> Exercise details
Return each line of the data below verbatim; pictures are to be left out.
──────── Source data ────────
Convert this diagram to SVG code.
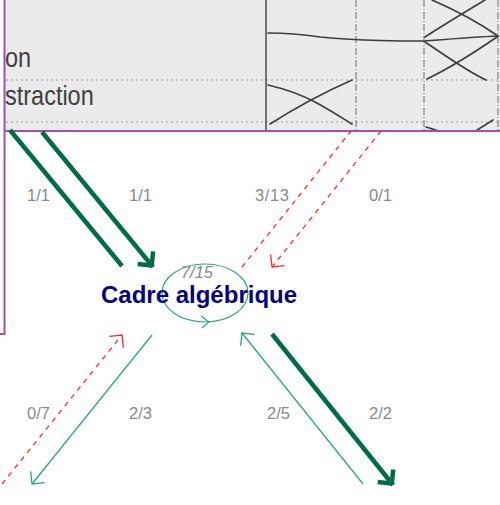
<svg xmlns="http://www.w3.org/2000/svg" width="500" height="505" viewBox="0 0 500 505">
  <style>
    .lbl { font-family: "Liberation Sans", Arial, sans-serif; font-size: 16.5px; fill: #8a8a8a; }
    .node { font-family: "Liberation Sans", Arial, sans-serif; font-size: 24px; font-weight: bold; fill: #000080; }
    .thick { stroke: #006b47; stroke-width: 4.5; fill: none; }
    .thin { stroke: #2fa678; stroke-width: 1.3; fill: none; }
    .red { stroke: #ff2a2a; stroke-width: 1.3; fill: none; stroke-dasharray: 5 5; }
    .frame { stroke: #a050b0; stroke-width: 2; fill: none; }
    .pen { stroke: #3e3e3e; stroke-width: 1.7; fill: none; stroke-linecap: round; }
    .rule { stroke: #9a9a9a; stroke-width: 1; fill: none; stroke-dasharray: 2 3; }
    .vrule { stroke: #777; stroke-width: 1.1; fill: none; stroke-dasharray: 7 2 1 2; }
    .scan { font-family: "Liberation Sans", Arial, sans-serif; font-size: 23.5px; fill: #404040; }
  </style>
  <defs>
    <marker id="hThick" markerUnits="userSpaceOnUse" viewBox="-14 -12 16 24" markerWidth="16" markerHeight="24" refX="2" refY="0" orient="auto">
      <path d="M-10,-10 L0,0 L-10,10" fill="none" stroke="#006b47" stroke-width="4.5" stroke-linejoin="miter"/>
    </marker>
    <marker id="hThin" markerUnits="userSpaceOnUse" viewBox="-12 -10 14 20" markerWidth="14" markerHeight="20" refX="0" refY="0" orient="auto">
      <path d="M-9,-9 L0,0 L-9,9" fill="none" stroke="#2fa678" stroke-width="1.3"/>
    </marker>
    <marker id="hRed" markerUnits="userSpaceOnUse" viewBox="-12 -10 14 20" markerWidth="14" markerHeight="20" refX="0" refY="0" orient="auto">
      <path d="M-9,-9 L0,0 L-9,9" fill="none" stroke="#ff2a2a" stroke-width="1.3"/>
    </marker>
    <clipPath id="photoClip">
      <rect x="5" y="0" width="495" height="130"/>
    </clipPath>
  </defs>

  <!-- scanned table picture -->
  <g id="photo" clip-path="url(#photoClip)">
    <rect x="5" y="0" width="495" height="131" fill="#ebebeb"/>
    <line class="rule" x1="6" y1="80" x2="500" y2="80"/>
    <line class="rule" x1="6" y1="122" x2="500" y2="122"/>
    <line x1="266" y1="0" x2="266" y2="130" stroke="#555" stroke-width="1.6"/>
    <line class="vrule" x1="356" y1="0" x2="356" y2="130"/>
    <line class="vrule" x1="424" y1="0" x2="424" y2="130" stroke="#555"/>
    <line class="vrule" x1="498" y1="0" x2="498" y2="130"/>
    <path class="pen" d="M268,33 C285,33 300,34 320,37 C340,39 356,40 380,40.5 C400,41 415,41 424,41 C450,39 475,37 498,36"/>
    <path class="pen" d="M432,0 C455,10 478,22 498,36"/>
    <path class="pen" d="M425,37 C445,24 465,12 485,0"/>
    <path class="pen" d="M425,42 C445,55 465,70 486,80"/>
    <path class="pen" d="M427,79 C450,68 475,52 497,37"/>
    <path class="pen" d="M268,85 C285,89 300,94 315,102 C330,110 342,118 352,124"/>
    <path class="pen" d="M270,124 C295,108 325,92 352,80"/>
    <path class="pen" d="M426,127 L442,132"/>
    <path class="pen" d="M474,132 L493,120"/>
    <text class="scan" x="5" y="67" transform="translate(0,-12.4) scale(1,1.185)">on</text>
    <text class="scan" x="5" y="105" transform="translate(0,-19.4) scale(1,1.185)">straction</text>
  </g>
  <line class="frame" x1="4.5" y1="131" x2="500" y2="131"/>
  <path class="frame" d="M4.5,0 L4.5,334 L0,334"/>

  <!-- connectors -->
  <g id="connectors">
    <g id="c-top-left-out">
      <line class="thick" x1="122" y1="266" x2="10" y2="130"/>
      <text class="lbl" x="27" y="201">1/1</text>
    </g>
    <g id="c-top-left-in">
      <line class="thick" x1="42" y1="132" x2="153" y2="267" marker-end="url(#hThick)"/>
      <text class="lbl" x="129" y="201">1/1</text>
    </g>
    <g id="c-top-right-out">
      <line class="red" x1="242" y1="267" x2="351" y2="131"/>
      <text class="lbl" x="255" y="201" letter-spacing="0.6">3/13</text>
    </g>
    <g id="c-top-right-in">
      <line class="red" x1="381" y1="131" x2="272" y2="267" marker-end="url(#hRed)"/>
      <text class="lbl" x="369" y="201">0/1</text>
    </g>
    <g id="c-bottom-left-in">
      <line class="red" x1="2" y1="484" x2="122" y2="335" marker-end="url(#hRed)"/>
      <text class="lbl" x="27" y="419">0/7</text>
    </g>
    <g id="c-bottom-left-out">
      <line class="thin" x1="152" y1="335" x2="32" y2="484" marker-end="url(#hThin)"/>
      <text class="lbl" x="129" y="419">2/3</text>
    </g>
    <g id="c-bottom-right-in">
      <line class="thin" x1="363" y1="484" x2="242" y2="333" marker-end="url(#hThin)"/>
      <text class="lbl" x="267" y="419">2/5</text>
    </g>
    <g id="c-bottom-right-out">
      <line class="thick" x1="272" y1="334" x2="393" y2="485" marker-end="url(#hThick)"/>
      <text class="lbl" x="369" y="419">2/2</text>
    </g>
    <g id="c-self-loop">
      <ellipse cx="205" cy="293" rx="43" ry="29" fill="none" stroke="#2fa678" stroke-width="1.2"/>
      <path d="M201,316 L209,322 L202,328" fill="none" stroke="#2fa678" stroke-width="1.2"/>
      <text class="lbl" x="197" y="278" text-anchor="middle" font-style="italic" font-size="15">7/15</text>
    </g>
  </g>

  <!-- node -->
  <g id="node-cadre-algebrique">
    <text class="node" x="101" y="303">Cadre algébrique</text>
  </g>
</svg>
────────
> Complete output
Convert this diagram to SVG code.
<svg xmlns="http://www.w3.org/2000/svg" width="500" height="505" viewBox="0 0 500 505">
  <style>
    .lbl { font-family: "Liberation Sans", Arial, sans-serif; font-size: 16.5px; fill: #8a8a8a; }
    .node { font-family: "Liberation Sans", Arial, sans-serif; font-size: 24px; font-weight: bold; fill: #000080; }
    .thick { stroke: #006b47; stroke-width: 4.5; fill: none; }
    .thin { stroke: #2fa678; stroke-width: 1.3; fill: none; }
    .red { stroke: #ff2a2a; stroke-width: 1.3; fill: none; stroke-dasharray: 5 5; }
    .frame { stroke: #a050b0; stroke-width: 2; fill: none; }
    .pen { stroke: #3e3e3e; stroke-width: 1.7; fill: none; stroke-linecap: round; }
    .rule { stroke: #9a9a9a; stroke-width: 1; fill: none; stroke-dasharray: 2 3; }
    .vrule { stroke: #777; stroke-width: 1.1; fill: none; stroke-dasharray: 7 2 1 2; }
    .scan { font-family: "Liberation Sans", Arial, sans-serif; font-size: 23.5px; fill: #404040; }
  </style>
  <defs>
    <marker id="hThick" markerUnits="userSpaceOnUse" viewBox="-14 -12 16 24" markerWidth="16" markerHeight="24" refX="2" refY="0" orient="auto">
      <path d="M-10,-10 L0,0 L-10,10" fill="none" stroke="#006b47" stroke-width="4.5" stroke-linejoin="miter"/>
    </marker>
    <marker id="hThin" markerUnits="userSpaceOnUse" viewBox="-12 -10 14 20" markerWidth="14" markerHeight="20" refX="0" refY="0" orient="auto">
      <path d="M-9,-9 L0,0 L-9,9" fill="none" stroke="#2fa678" stroke-width="1.3"/>
    </marker>
    <marker id="hRed" markerUnits="userSpaceOnUse" viewBox="-12 -10 14 20" markerWidth="14" markerHeight="20" refX="0" refY="0" orient="auto">
      <path d="M-9,-9 L0,0 L-9,9" fill="none" stroke="#ff2a2a" stroke-width="1.3"/>
    </marker>
    <clipPath id="photoClip">
      <rect x="5" y="0" width="495" height="130"/>
    </clipPath>
  </defs>

  <!-- scanned table picture -->
  <g id="photo" clip-path="url(#photoClip)">
    <rect x="5" y="0" width="495" height="131" fill="#ebebeb"/>
    <line class="rule" x1="6" y1="80" x2="500" y2="80"/>
    <line class="rule" x1="6" y1="122" x2="500" y2="122"/>
    <line x1="266" y1="0" x2="266" y2="130" stroke="#555" stroke-width="1.6"/>
    <line class="vrule" x1="356" y1="0" x2="356" y2="130"/>
    <line class="vrule" x1="424" y1="0" x2="424" y2="130" stroke="#555"/>
    <line class="vrule" x1="498" y1="0" x2="498" y2="130"/>
    <path class="pen" d="M268,33 C285,33 300,34 320,37 C340,39 356,40 380,40.5 C400,41 415,41 424,41 C450,39 475,37 498,36"/>
    <path class="pen" d="M432,0 C455,10 478,22 498,36"/>
    <path class="pen" d="M425,37 C445,24 465,12 485,0"/>
    <path class="pen" d="M425,42 C445,55 465,70 486,80"/>
    <path class="pen" d="M427,79 C450,68 475,52 497,37"/>
    <path class="pen" d="M268,85 C285,89 300,94 315,102 C330,110 342,118 352,124"/>
    <path class="pen" d="M270,124 C295,108 325,92 352,80"/>
    <path class="pen" d="M426,127 L442,132"/>
    <path class="pen" d="M474,132 L493,120"/>
    <text class="scan" x="5" y="67" transform="translate(0,-12.4) scale(1,1.185)">on</text>
    <text class="scan" x="5" y="105" transform="translate(0,-19.4) scale(1,1.185)">straction</text>
  </g>
  <line class="frame" x1="4.5" y1="131" x2="500" y2="131"/>
  <path class="frame" d="M4.5,0 L4.5,334 L0,334"/>

  <!-- connectors -->
  <g id="connectors">
    <g id="c-top-left-out">
      <line class="thick" x1="122" y1="266" x2="10" y2="130"/>
      <text class="lbl" x="27" y="201">1/1</text>
    </g>
    <g id="c-top-left-in">
      <line class="thick" x1="42" y1="132" x2="153" y2="267" marker-end="url(#hThick)"/>
      <text class="lbl" x="129" y="201">1/1</text>
    </g>
    <g id="c-top-right-out">
      <line class="red" x1="242" y1="267" x2="351" y2="131"/>
      <text class="lbl" x="255" y="201" letter-spacing="0.6">3/13</text>
    </g>
    <g id="c-top-right-in">
      <line class="red" x1="381" y1="131" x2="272" y2="267" marker-end="url(#hRed)"/>
      <text class="lbl" x="369" y="201">0/1</text>
    </g>
    <g id="c-bottom-left-in">
      <line class="red" x1="2" y1="484" x2="122" y2="335" marker-end="url(#hRed)"/>
      <text class="lbl" x="27" y="419">0/7</text>
    </g>
    <g id="c-bottom-left-out">
      <line class="thin" x1="152" y1="335" x2="32" y2="484" marker-end="url(#hThin)"/>
      <text class="lbl" x="129" y="419">2/3</text>
    </g>
    <g id="c-bottom-right-in">
      <line class="thin" x1="363" y1="484" x2="242" y2="333" marker-end="url(#hThin)"/>
      <text class="lbl" x="267" y="419">2/5</text>
    </g>
    <g id="c-bottom-right-out">
      <line class="thick" x1="272" y1="334" x2="393" y2="485" marker-end="url(#hThick)"/>
      <text class="lbl" x="369" y="419">2/2</text>
    </g>
    <g id="c-self-loop">
      <ellipse cx="205" cy="293" rx="43" ry="29" fill="none" stroke="#2fa678" stroke-width="1.2"/>
      <path d="M201,316 L209,322 L202,328" fill="none" stroke="#2fa678" stroke-width="1.2"/>
      <text class="lbl" x="197" y="278" text-anchor="middle" font-style="italic" font-size="15">7/15</text>
    </g>
  </g>

  <!-- node -->
  <g id="node-cadre-algebrique">
    <text class="node" x="101" y="303">Cadre algébrique</text>
  </g>
</svg>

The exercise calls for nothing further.